Some Covid Links

Liz Wolfe reports on the arbitrariness and absurdity of New York City’s ever-changing Covid-age outdoor dining regulations.

Geoffrey Clifton-Brown says that it’s time to ignore the lockdown fanatics and reopen Britain. Joining in this call is Graham Brady. Alas, Britain remains populated with lockdown fanatics, not the least of whom is British strongman Boris Johnson.

Jonathan Sumption decries the destruction that Covid-19 lockdowns have done, and continue to do, to liberal democracy. A slice:

What makes us a free society is that, although the state has vast powers, there are conventional limits on what it can do with them. The limits are conventional because they do not depend on our laws but on our attitudes. There are islands of human life which are our own, a personal space into which the state should not intrude without some altogether exceptional justification.

Liberal democracy breaks down when frightened majorities demand mass coercion of their fellow citizens, and call for our personal spaces to be invaded. These demands are invariably based on what people conceive to be the public good. They all assert that despotism is in the public interest.

The problem is perfectly encapsulated in a recent interview with Professor Neil Ferguson, whose projections were used to justify the first lockdown last March. Before that, as Prof Ferguson related in that interview, Sage had concluded that the Chinese lockdown had worked but was out of the question in Europe. “It’s a communist, one-party state, we said. We couldn’t get away with it in Europe, we thought. And then Italy did it.
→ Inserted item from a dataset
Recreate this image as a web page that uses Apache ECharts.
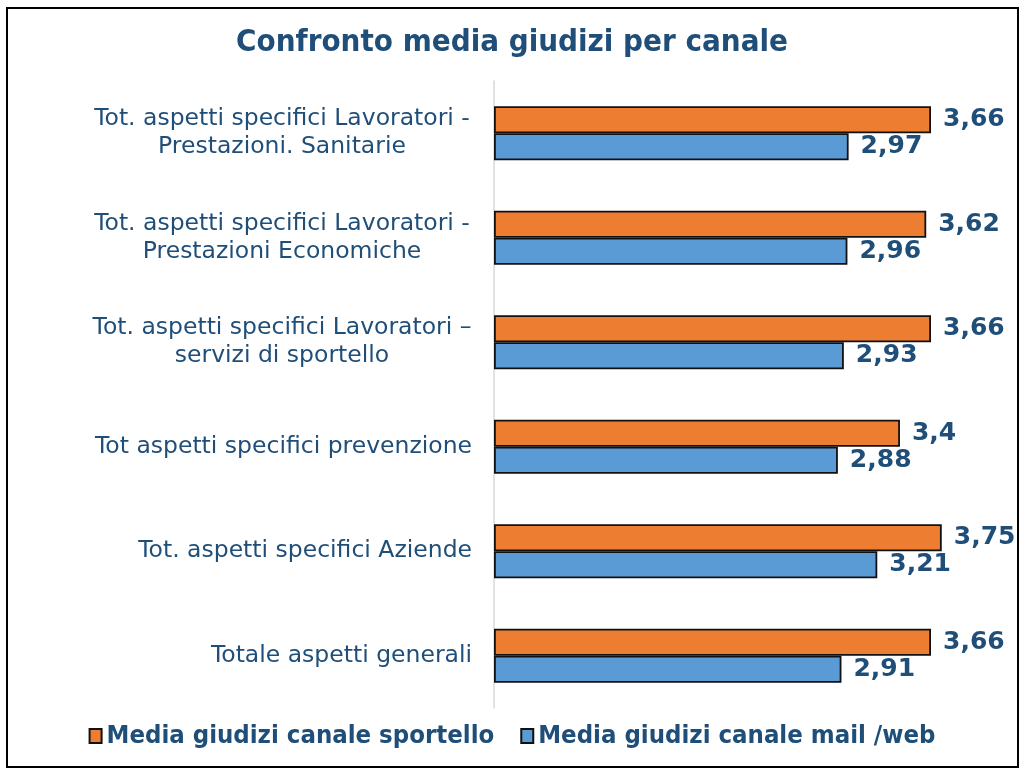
<!DOCTYPE html>
<html>
<head>
<meta charset="utf-8">
<script src="https://cdn.jsdelivr.net/npm/echarts@6/dist/echarts.min.js"></script>
<style>html,body{margin:0;padding:0;background:#fff}#c{width:1024px;height:775px}</style>
</head>
<body>
<div id="c"></div>
<script>
var categories = [
  "Tot. aspetti specifici Lavoratori -\nPrestazioni. Sanitarie",
  "Tot. aspetti specifici Lavoratori -\nPrestazioni Economiche",
  "Tot. aspetti specifici Lavoratori –\nservizi di sportello",
  "Tot aspetti specifici prevenzione",
  "Tot. aspetti specifici Aziende",
  "Totale aspetti generali"
];
var sportello = [3.66, 3.62, 3.66, 3.4, 3.75, 3.66];
var mailWeb = [2.97, 2.96, 2.93, 2.88, 3.21, 2.91];
var seriesNames = ["Media giudizi canale sportello", "Media giudizi canale mail /web"];

var labelFont = "23.5px 'DejaVu Sans', Verdana, sans-serif";
var cv = document.createElement('canvas').getContext('2d');
cv.font = labelFont;
var blockW = 0;
categories.forEach(function (c) {
  var lines = c.split('\n');
  if (lines.length > 1) lines.forEach(function (l) { blockW = Math.max(blockW, cv.measureText(l).width); });
});
blockW = Math.ceil(blockW) + 1;

var chart = echarts.init(document.getElementById('c'), null, {renderer: 'canvas'});
var valueLabel = {
  show: true, position: 'right', distance: 12,
  color: '#1F4E79', fontFamily: "'DejaVu Sans', Verdana, sans-serif",
  fontWeight: 'bold', fontSize: 25,
  formatter: function (p) { return String(p.value).replace('.', ','); }
};
chart.setOption({
  backgroundColor: '#fff',
  animation: false,
  title: {
    text: 'Confronto media giudizi per canale',
    left: 'center', top: 22,
    textStyle: {color: '#1F4E79', fontFamily: "'DejaVu Sans Condensed', 'DejaVu Sans', sans-serif", fontWeight: 'bold', fontSize: 31}
  },
  graphic: [{
    type: 'rect', silent: true, z: 100,
    shape: {x: 7, y: 8, width: 1011, height: 759},
    style: {fill: 'none', stroke: '#000', lineWidth: 2}
  }],
  legend: {
    bottom: 21, left: 'center', itemWidth: 12, itemHeight: 14, itemGap: 26,
    icon: 'rect',
    textStyle: {color: '#1F4E79', fontFamily: "'DejaVu Sans Condensed', 'DejaVu Sans', sans-serif", fontWeight: 'bold', fontSize: 25.5},
    data: seriesNames
  },
  grid: {left: 494, right: 52.4, top: 81, bottom: 67, containLabel: false},
  xAxis: {type: 'value', min: 0, max: 4, show: false},
  yAxis: {
    type: 'category', inverse: true, data: categories,
    axisLine: {show: true, lineStyle: {color: '#D9D9D9', width: 1.5}},
    axisTick: {show: false},
    axisLabel: {
      margin: 22, color: '#1F4E79', lineHeight: 28,
      formatter: function (v) {
        var lines = v.split('\n');
        if (lines.length === 1) return '{s|' + v + '}';
        return lines.map(function (l) { return '{m|' + l + '}'; }).join('\n');
      },
      rich: {
        s: {fontFamily: "'DejaVu Sans', Verdana, sans-serif", fontSize: 23.5, color: '#1F4E79', lineHeight: 28},
        m: {fontFamily: "'DejaVu Sans', Verdana, sans-serif", fontSize: 23.5, color: '#1F4E79', lineHeight: 28, width: blockW, align: 'center'}
      }
    }
  },
  series: [
    {name: seriesNames[0], type: 'bar', data: sportello, barWidth: 27, barGap: '0%',
     itemStyle: {color: '#ED7D31', borderColor: '#111', borderWidth: 1.8}, label: valueLabel},
    {name: seriesNames[1], type: 'bar', data: mailWeb, barWidth: 27, barGap: '0%',
     itemStyle: {color: '#5B9BD5', borderColor: '#111', borderWidth: 1.8}, label: valueLabel}
  ]
});
</script>
</body>
</html>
And we realised we could … If China had not done it, the year would have been very different.”

How can anyone look at a picture such as this one – it’s of school children in the U.K. – and not conclude that the reaction to Covid is hysterical – that it is so disproportionate that it cannot be spoofed? Look closely, people, at what we’re doing to our children and to ourselves!

Speaking of spoofs, here’s a recent one from the Babylon Bee – one that, were it instead to have appeared in the New York Times or Washington Post, would be taken without question to be a genuine report written by serious journalists. (HT Todd Zywicki)

Australian James Allan writes about London under strongman Boris Johnson’s lockdown tyranny. A slice:

The first was how eerily empty London was as we walked around each day. We wondered when the great city of London last looked so deserted – not during WWII’s Blitz, not during WWI or the Spanish Flu, not at any point going back at least to the 17th Century. And for what? For a virus that in no-lockdown Sweden has led to 5,000 excess deaths for the year. Tops. And that’s if you don’t correct for population growth or an ageing population. For a virus that has a fraction of a soupcon of the lethality of the Spanish Flu, and all that it has concentrated on the elderly and vulnerable (who one might think should be the overwhelming focus of concern and action).

Next there was all the propaganda everywhere. The BT tower made me want to vomit – “Stay inside. Stay safe. Protect the NHS.” I always thought health services were there to protect citizens, not the other way round. (Leave aside that for someone like me who has lived and worked in a lot of countries the NHS product is one of the worst I’ve ever experienced, perhaps marginally better than the health service in my native Canada but miles worse than Australia’s, New Zealand’s, and even Hong Kong’s.) Meanwhile the orchestrated clapping was nauseating. Can you imagine our ancestors clapping for the Battle of Britain pilots? Or those pilots wanting this to be done?

And let’s not forget all the posters on bus shelters, straight out of some authoritarian government’s propaganda handbook. “Look him in the eye and tell him you can’t work at home.” Or “won’t wear a mask”. Or “It’s not that serious a disease.” These slogans ran below a photo of some deathly ill looking chap with an oxygen mask. Again, leave aside the subtle manipulation here that is involved in showing photos of actors far below 83 years old, that being the median death age from Covid. It is also dishonest because it presents only one side of the equation. The young are being decimated not by the virus – for them it is less risky than the flu – but by the Government’s response to it.

Better to be governed by Ron De Santis than by New York State strongman Andrew Cuomo. The former, unlike the latter, had the good sense to be appropriately skeptical of the models predicting that many states would run out of hospital beds.

I agree with Phil Magness:

I’ll be blunt. If Fauci, as an 80 year old, was vulnerable and at risk, he should have done the responsible thing and stayed home. He also should have retired a decade ago. Instead he irresponsibly ventured out into public every day, even gravitating toward crowds of potentially disease-carrying reporters at every opportunity he had and often appearing maskless in public along the way. In doing so he transfered the burden of accounting for his own relatively high risk onto other innocent people at lower risk levels than his own, expecting them to incur the costs of providing him with a disease-free space so he could continue basking in public attention. Why did he do so? Who knows, but I will go ahead and assume selfishness is at play because he draws a half-million dollar salary and he clearly enjoys being a celebrity.